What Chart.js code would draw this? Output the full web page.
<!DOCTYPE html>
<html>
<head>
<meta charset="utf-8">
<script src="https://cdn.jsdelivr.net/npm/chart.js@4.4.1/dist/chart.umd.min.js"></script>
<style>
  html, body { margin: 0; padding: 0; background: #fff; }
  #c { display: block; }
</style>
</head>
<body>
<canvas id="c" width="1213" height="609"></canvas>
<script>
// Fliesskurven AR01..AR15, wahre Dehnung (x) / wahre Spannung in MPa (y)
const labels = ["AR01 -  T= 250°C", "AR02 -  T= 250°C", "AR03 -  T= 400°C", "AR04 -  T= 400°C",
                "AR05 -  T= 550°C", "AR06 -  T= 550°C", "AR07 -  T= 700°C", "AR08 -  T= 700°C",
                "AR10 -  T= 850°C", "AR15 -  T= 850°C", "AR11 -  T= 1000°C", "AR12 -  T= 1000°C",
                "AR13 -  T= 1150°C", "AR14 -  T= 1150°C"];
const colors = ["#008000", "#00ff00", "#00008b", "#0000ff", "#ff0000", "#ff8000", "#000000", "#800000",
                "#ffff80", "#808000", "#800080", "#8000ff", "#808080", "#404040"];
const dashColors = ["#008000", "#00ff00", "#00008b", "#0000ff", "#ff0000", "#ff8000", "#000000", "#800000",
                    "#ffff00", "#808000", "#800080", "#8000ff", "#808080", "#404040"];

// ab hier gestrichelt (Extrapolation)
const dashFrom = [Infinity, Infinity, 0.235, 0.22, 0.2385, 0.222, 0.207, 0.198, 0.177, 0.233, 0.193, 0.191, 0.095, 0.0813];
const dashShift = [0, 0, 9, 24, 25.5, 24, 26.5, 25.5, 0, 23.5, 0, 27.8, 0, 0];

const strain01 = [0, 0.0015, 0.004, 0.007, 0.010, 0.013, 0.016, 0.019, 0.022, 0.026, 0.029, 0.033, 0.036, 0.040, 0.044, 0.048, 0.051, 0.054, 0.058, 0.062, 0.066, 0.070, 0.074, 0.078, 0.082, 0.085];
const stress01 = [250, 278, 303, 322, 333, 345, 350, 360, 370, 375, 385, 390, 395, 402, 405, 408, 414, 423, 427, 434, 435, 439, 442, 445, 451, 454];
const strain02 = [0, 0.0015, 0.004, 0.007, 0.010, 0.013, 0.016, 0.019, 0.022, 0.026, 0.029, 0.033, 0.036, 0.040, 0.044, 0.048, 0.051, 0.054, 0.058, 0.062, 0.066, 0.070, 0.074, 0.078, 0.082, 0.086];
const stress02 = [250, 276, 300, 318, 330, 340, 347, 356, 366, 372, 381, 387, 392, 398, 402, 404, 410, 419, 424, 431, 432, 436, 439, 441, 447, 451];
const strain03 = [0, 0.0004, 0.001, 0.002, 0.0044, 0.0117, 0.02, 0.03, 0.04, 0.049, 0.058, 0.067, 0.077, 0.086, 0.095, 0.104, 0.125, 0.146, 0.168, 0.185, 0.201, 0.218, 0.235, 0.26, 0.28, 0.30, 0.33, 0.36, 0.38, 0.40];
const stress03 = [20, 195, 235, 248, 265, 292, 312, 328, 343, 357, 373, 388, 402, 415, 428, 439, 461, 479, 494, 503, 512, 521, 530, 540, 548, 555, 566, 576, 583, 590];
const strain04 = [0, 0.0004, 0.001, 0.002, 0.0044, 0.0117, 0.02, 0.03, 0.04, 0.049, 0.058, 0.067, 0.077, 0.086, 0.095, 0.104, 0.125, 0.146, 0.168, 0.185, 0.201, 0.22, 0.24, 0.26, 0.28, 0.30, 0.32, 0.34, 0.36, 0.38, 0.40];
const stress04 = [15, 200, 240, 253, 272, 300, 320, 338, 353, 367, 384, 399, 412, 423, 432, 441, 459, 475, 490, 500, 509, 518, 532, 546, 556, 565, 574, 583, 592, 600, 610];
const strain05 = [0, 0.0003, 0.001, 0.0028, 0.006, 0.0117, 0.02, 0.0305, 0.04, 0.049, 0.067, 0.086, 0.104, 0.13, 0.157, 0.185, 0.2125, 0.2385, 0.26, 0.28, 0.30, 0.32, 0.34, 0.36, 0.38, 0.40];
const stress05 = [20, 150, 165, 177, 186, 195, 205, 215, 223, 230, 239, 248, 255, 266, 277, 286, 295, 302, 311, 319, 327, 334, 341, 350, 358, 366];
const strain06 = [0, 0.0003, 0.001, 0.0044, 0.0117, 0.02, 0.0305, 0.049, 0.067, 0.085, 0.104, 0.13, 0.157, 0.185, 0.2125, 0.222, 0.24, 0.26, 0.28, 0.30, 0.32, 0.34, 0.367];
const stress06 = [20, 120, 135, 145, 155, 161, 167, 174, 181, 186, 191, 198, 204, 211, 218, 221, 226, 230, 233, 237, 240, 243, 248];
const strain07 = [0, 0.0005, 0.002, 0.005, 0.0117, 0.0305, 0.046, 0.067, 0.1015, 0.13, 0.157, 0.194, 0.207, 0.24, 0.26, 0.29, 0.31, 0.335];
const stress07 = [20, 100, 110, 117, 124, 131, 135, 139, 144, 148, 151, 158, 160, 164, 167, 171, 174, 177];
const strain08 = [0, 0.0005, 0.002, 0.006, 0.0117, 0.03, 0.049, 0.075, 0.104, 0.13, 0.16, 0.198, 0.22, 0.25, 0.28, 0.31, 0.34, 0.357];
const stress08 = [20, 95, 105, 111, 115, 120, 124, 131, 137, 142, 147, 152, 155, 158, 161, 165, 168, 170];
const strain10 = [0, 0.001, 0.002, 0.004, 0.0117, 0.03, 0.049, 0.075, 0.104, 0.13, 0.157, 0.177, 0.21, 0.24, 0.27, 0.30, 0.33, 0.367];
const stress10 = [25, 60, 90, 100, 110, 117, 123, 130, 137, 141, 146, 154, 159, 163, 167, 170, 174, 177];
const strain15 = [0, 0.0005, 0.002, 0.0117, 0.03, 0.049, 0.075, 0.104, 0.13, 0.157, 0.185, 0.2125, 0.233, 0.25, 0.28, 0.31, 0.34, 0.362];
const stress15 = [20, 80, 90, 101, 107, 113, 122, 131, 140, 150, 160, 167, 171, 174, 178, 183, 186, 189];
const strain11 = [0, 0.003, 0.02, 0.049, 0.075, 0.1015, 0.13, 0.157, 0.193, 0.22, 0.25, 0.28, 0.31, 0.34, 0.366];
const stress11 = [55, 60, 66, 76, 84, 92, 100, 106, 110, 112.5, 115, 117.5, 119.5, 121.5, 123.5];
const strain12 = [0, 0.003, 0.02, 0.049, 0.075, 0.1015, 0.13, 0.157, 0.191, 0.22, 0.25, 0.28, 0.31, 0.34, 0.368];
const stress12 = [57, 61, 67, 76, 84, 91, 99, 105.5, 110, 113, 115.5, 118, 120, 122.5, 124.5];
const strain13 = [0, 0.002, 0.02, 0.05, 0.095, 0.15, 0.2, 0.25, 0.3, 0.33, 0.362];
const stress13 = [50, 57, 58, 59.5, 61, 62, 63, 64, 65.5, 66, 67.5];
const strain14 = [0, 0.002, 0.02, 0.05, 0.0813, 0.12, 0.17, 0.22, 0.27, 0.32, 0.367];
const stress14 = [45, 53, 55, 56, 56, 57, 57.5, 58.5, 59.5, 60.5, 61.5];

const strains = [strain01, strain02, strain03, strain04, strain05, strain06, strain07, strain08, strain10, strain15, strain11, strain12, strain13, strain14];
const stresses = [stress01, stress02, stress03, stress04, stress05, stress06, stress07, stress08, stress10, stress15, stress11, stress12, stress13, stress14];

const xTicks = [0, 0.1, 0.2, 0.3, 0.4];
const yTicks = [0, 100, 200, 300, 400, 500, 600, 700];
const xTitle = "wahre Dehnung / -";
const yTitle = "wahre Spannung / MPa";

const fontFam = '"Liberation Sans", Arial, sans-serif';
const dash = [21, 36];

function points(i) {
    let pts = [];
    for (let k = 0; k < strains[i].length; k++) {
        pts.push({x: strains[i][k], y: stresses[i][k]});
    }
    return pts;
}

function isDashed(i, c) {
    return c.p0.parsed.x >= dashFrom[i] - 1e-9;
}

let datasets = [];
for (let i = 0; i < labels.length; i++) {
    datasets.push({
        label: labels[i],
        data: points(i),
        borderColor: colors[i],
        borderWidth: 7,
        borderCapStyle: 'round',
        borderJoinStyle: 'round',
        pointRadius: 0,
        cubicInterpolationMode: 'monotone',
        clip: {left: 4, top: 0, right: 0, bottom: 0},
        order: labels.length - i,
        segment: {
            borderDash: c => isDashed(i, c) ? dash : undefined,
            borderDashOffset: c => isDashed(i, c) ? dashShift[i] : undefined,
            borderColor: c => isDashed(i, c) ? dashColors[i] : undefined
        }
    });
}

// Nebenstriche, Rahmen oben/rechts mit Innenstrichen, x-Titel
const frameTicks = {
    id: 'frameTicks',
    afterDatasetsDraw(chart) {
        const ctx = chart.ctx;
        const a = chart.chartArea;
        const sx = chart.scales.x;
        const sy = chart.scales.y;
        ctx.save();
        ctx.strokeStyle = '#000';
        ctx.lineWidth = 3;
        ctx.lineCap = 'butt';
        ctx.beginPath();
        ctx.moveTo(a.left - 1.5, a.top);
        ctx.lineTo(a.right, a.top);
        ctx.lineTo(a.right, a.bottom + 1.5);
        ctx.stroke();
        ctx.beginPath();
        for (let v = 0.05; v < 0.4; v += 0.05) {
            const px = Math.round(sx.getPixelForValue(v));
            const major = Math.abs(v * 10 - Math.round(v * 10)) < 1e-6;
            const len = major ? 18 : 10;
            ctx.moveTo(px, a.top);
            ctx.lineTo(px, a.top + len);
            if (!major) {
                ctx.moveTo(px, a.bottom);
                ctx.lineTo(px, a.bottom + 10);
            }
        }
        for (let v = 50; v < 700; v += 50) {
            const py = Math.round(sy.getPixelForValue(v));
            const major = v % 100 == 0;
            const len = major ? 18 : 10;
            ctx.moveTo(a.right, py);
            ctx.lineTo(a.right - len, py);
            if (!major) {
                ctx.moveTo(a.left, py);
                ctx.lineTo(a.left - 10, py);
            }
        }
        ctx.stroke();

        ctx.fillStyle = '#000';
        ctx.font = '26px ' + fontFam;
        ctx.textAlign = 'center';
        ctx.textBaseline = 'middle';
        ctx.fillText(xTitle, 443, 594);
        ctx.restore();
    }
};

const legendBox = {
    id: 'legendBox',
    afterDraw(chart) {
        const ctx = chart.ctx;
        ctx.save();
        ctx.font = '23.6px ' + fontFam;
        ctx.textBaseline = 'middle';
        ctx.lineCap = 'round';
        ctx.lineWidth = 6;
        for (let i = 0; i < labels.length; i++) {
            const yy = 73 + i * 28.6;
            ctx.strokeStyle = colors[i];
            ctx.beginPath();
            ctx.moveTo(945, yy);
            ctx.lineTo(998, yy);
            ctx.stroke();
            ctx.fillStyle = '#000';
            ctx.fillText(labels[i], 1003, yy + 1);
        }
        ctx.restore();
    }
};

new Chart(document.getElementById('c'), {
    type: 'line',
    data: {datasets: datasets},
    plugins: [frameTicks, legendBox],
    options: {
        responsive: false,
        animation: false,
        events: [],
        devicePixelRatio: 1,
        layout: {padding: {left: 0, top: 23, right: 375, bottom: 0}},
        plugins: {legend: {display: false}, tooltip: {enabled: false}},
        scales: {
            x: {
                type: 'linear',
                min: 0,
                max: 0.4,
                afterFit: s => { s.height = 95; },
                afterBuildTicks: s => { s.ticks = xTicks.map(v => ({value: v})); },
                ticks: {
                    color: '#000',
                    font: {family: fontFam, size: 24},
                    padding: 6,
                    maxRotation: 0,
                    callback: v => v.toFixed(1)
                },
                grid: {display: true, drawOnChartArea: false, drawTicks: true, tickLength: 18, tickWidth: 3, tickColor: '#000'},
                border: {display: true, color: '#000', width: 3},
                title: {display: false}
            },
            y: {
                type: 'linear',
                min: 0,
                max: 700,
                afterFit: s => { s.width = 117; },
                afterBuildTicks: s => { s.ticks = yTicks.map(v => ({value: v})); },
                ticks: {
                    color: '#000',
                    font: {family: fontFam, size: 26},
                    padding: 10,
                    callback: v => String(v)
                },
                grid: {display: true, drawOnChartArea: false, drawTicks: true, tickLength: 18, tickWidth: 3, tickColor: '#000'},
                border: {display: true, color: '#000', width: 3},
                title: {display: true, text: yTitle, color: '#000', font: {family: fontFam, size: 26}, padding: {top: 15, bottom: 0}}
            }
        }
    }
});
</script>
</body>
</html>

# DO THIS
From the first line above through the line that contains "27.8, 0, 0];", quote each line exactly. Output nothing more.

# SOLUTION TO THIS PROBLEM
What Chart.js code would draw this? Output the full web page.
<!DOCTYPE html>
<html>
<head>
<meta charset="utf-8">
<script src="https://cdn.jsdelivr.net/npm/chart.js@4.4.1/dist/chart.umd.min.js"></script>
<style>
  html, body { margin: 0; padding: 0; background: #fff; }
  #c { display: block; }
</style>
</head>
<body>
<canvas id="c" width="1213" height="609"></canvas>
<script>
// Fliesskurven AR01..AR15, wahre Dehnung (x) / wahre Spannung in MPa (y)
const labels = ["AR01 -  T= 250°C", "AR02 -  T= 250°C", "AR03 -  T= 400°C", "AR04 -  T= 400°C",
                "AR05 -  T= 550°C", "AR06 -  T= 550°C", "AR07 -  T= 700°C", "AR08 -  T= 700°C",
                "AR10 -  T= 850°C", "AR15 -  T= 850°C", "AR11 -  T= 1000°C", "AR12 -  T= 1000°C",
                "AR13 -  T= 1150°C", "AR14 -  T= 1150°C"];
const colors = ["#008000", "#00ff00", "#00008b", "#0000ff", "#ff0000", "#ff8000", "#000000", "#800000",
                "#ffff80", "#808000", "#800080", "#8000ff", "#808080", "#404040"];
const dashColors = ["#008000", "#00ff00", "#00008b", "#0000ff", "#ff0000", "#ff8000", "#000000", "#800000",
                    "#ffff00", "#808000", "#800080", "#8000ff", "#808080", "#404040"];

// ab hier gestrichelt (Extrapolation)
const dashFrom = [Infinity, Infinity, 0.235, 0.22, 0.2385, 0.222, 0.207, 0.198, 0.177, 0.233, 0.193, 0.191, 0.095, 0.0813];
const dashShift = [0, 0, 9, 24, 25.5, 24, 26.5, 25.5, 0, 23.5, 0, 27.8, 0, 0];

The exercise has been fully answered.